▸ **DIRECTIONS**:
Repeat verbatim only the lines from the one with "Convert this chart" through the one with "70, 73, 77]", both ends kept. Pictures stay out.

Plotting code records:
:::

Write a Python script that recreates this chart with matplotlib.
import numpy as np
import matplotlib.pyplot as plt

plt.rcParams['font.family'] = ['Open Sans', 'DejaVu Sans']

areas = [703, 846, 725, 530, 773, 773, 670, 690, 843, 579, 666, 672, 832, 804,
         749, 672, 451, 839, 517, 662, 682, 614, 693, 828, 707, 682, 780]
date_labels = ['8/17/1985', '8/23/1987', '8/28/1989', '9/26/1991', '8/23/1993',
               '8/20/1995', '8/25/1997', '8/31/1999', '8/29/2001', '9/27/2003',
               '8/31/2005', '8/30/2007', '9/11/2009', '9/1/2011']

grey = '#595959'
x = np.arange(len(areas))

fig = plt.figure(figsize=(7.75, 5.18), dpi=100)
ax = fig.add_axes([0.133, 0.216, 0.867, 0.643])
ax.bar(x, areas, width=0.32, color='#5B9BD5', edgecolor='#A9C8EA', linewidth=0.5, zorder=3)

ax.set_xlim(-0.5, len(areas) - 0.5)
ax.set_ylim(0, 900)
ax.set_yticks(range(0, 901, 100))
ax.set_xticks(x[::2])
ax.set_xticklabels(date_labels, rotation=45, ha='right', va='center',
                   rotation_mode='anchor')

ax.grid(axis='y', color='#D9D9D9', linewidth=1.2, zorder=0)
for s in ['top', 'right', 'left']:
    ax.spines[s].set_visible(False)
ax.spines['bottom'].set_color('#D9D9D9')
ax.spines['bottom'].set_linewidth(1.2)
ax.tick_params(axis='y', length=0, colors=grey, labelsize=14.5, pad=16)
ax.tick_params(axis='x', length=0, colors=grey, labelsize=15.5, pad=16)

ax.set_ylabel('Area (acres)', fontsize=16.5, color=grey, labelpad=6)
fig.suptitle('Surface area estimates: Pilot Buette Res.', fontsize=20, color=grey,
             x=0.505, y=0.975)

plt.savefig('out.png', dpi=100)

:::

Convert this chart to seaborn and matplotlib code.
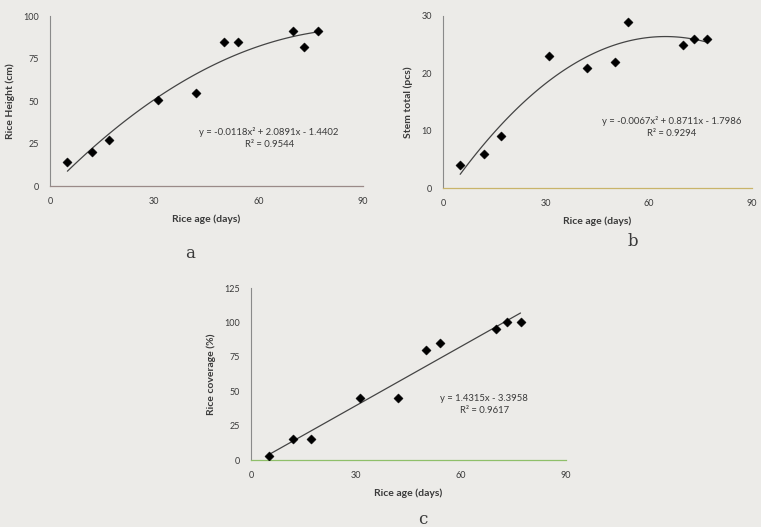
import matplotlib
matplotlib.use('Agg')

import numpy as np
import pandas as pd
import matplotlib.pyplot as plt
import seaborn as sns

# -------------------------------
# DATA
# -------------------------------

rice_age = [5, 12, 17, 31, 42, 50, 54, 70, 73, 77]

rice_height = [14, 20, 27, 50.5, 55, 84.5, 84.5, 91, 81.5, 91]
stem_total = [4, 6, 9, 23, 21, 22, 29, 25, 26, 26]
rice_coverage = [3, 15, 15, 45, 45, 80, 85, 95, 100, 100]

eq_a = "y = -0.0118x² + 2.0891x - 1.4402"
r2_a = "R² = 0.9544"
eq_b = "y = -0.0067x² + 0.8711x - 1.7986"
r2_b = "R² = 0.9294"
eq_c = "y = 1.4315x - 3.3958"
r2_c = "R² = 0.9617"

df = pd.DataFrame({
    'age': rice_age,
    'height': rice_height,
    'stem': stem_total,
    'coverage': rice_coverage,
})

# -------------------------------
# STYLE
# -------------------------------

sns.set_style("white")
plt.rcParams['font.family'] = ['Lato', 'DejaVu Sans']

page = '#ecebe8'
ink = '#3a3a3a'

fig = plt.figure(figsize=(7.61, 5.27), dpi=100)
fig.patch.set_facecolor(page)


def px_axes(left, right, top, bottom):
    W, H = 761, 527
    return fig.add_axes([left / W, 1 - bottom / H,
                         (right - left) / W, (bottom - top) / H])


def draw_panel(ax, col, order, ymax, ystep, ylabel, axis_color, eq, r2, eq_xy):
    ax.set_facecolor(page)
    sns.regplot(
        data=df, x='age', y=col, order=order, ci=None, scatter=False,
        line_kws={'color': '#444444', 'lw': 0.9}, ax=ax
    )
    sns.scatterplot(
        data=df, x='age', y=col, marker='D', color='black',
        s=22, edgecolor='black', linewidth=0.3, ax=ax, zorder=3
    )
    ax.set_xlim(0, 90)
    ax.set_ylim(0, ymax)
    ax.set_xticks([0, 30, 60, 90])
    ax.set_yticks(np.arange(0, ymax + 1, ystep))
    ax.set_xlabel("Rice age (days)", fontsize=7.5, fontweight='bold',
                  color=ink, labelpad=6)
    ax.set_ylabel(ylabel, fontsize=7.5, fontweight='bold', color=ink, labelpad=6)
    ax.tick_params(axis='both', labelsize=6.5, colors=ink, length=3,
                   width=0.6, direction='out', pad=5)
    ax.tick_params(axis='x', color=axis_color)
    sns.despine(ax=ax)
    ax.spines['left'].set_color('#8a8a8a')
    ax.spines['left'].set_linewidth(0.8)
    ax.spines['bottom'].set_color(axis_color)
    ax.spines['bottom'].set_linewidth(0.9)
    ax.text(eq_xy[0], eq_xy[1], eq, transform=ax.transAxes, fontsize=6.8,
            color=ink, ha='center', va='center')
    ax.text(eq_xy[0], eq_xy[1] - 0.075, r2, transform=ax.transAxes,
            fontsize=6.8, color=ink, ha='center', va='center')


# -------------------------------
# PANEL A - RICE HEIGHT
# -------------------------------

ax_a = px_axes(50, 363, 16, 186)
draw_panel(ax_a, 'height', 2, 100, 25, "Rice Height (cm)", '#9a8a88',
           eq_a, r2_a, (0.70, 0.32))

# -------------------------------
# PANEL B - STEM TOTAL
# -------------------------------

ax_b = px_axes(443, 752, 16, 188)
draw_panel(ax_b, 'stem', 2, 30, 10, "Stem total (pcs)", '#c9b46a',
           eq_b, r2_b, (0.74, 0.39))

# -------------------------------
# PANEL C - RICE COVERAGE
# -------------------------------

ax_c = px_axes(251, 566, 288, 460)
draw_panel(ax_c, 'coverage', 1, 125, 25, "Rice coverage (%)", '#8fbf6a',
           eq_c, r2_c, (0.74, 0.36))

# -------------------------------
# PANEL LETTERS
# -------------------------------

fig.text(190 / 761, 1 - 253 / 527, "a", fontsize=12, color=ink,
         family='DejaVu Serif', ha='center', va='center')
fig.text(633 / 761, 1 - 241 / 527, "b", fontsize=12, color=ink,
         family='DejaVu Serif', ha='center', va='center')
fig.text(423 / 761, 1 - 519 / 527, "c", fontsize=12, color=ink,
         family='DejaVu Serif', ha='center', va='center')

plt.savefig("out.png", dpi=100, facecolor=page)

:::

▸ **REPLY TO THE TASK**:
Convert this chart to seaborn and matplotlib code.
import matplotlib
matplotlib.use('Agg')

import numpy as np
import pandas as pd
import matplotlib.pyplot as plt
import seaborn as sns

# -------------------------------
# DATA
# -------------------------------

rice_age = [5, 12, 17, 31, 42, 50, 54, 70, 73, 77]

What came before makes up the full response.